Notes
from Monday, April 7 class session:
Preparation For Mon.
April 7:
1. Complete the online eWorkbook assessment
Quiz #11 (Reading Orchestral Scores) in WebCT/Vista/Blackboard by 3PM
Monday, April 14 (click here for instructions on how to log onto
WebCT). To do this assignment, you
must study the information and scores provided at the following link: http://www.wmich.edu/mus-gened/mus170/OrchestraCompare.html
2. Read textbook Chapter 8 (20th-century)--pages 93-104 (Music Guides 56, 57,
58, 59, 63, 65)
3. Listen to "Classical Music Online" examples for 20th-century Art Music.

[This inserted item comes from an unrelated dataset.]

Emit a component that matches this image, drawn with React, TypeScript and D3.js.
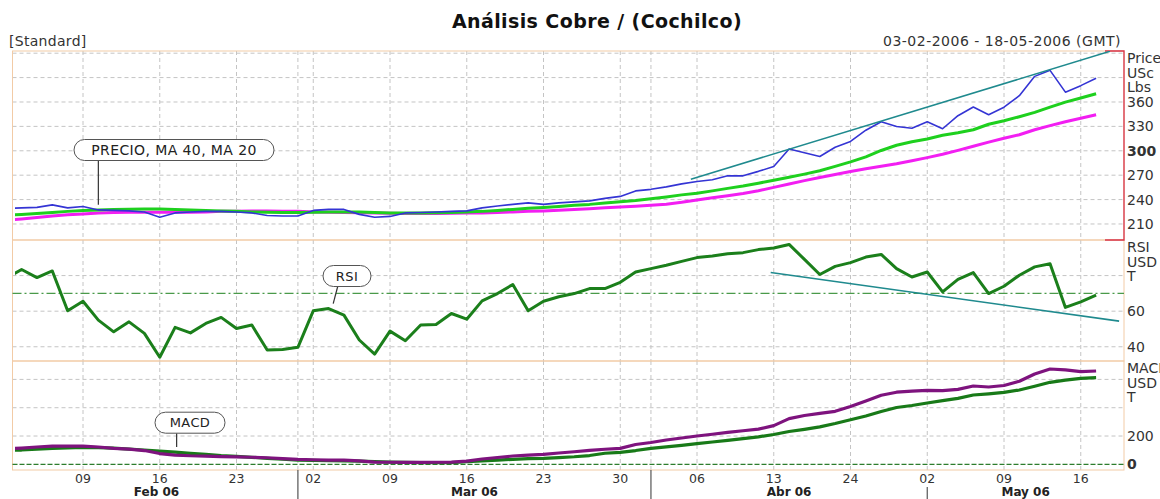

4. Read Lecture Notes from April 2.
-----
LECTURE
TOPIC: THE EARLY MODERN ART MUSIC ERA
(See
Chapter 8 for details)
The
following bold or bold/italic terms/works/composers were studied:
OPPOSITE
RESPONSES TO WAGNERIAN ROMANTICISM
-
Around the turn of the twentieth century, the post-Wagnerian generation of German/Austrian
and the French composers had opposite responses to Wagner's intense
psycho-political ultra-Romanticism.
1. FRENCH IMPRESSIONISM
- The French modern style of IMPRESSIONISM--represented by some of Debussy's
music--was an intentional rejection of Wagner's approach to the musical elements
(See Music Guide 56/Chapter 8)--Debussy: Prelude to the Afternoon of a
Faun
2.
GERMAN/AUSTRIAN "ULTRA-ROMANTICISM"
- The German
"ultra-Romantics," such as Mahler and Richard Strauss, did the
opposite, by taking Wagnerian power and emotional expression to even greater
extremes
(See Music Guide 55/Chapter 7)--R. Strauss: Also Sprach Zarathustra
3. GERMAN/AUSTRIAN
EXPRESSIONISM
- In
the early decades of the 20th century, German/Austrian EXPRESSIONISM took Wagnerian psycho-dramatic
power and experimentation to shocking new levels, and in the process made the
chromatically-logical break with tonality through ATONAL works such as Schoenberg's
Pierrot lunaire (See Music Guide 58/Chapter 8) and his ATONAL/SERIAL
(controlled by a numerical "tone row") works such as A
Survivor From Warsaw (See Music Guide 59/Chapter 8). In
both of these examples, the singer uses a new half-sung/half-spoken technique
called SPRECHSTIMME (strict rhythm with a somewhat free vocal contour indicated
in the musical score by "x"-headed notes.
4. STRAVINSKY
- This
20th-century Russian composer created a unique blending of the spectacular
color effects of French Impressionism, and the intense rhythm and power of
German-Austrian Expressionism, as reflected in works such as his famous ballet The
Rite of Spring
(See Music
Guide 57/Chapter 7),
which was so revolutionary that it caused a riot in the audience on the
night of its premiere
in Paris in 1913.
- Stravinsky uses OSTINATO-like repetitive figures presented by a collage of
multi-colored instruments, gradually building to intense climaxes with
pulsating/pounding cross-accents that use the orchestra as a massive drum.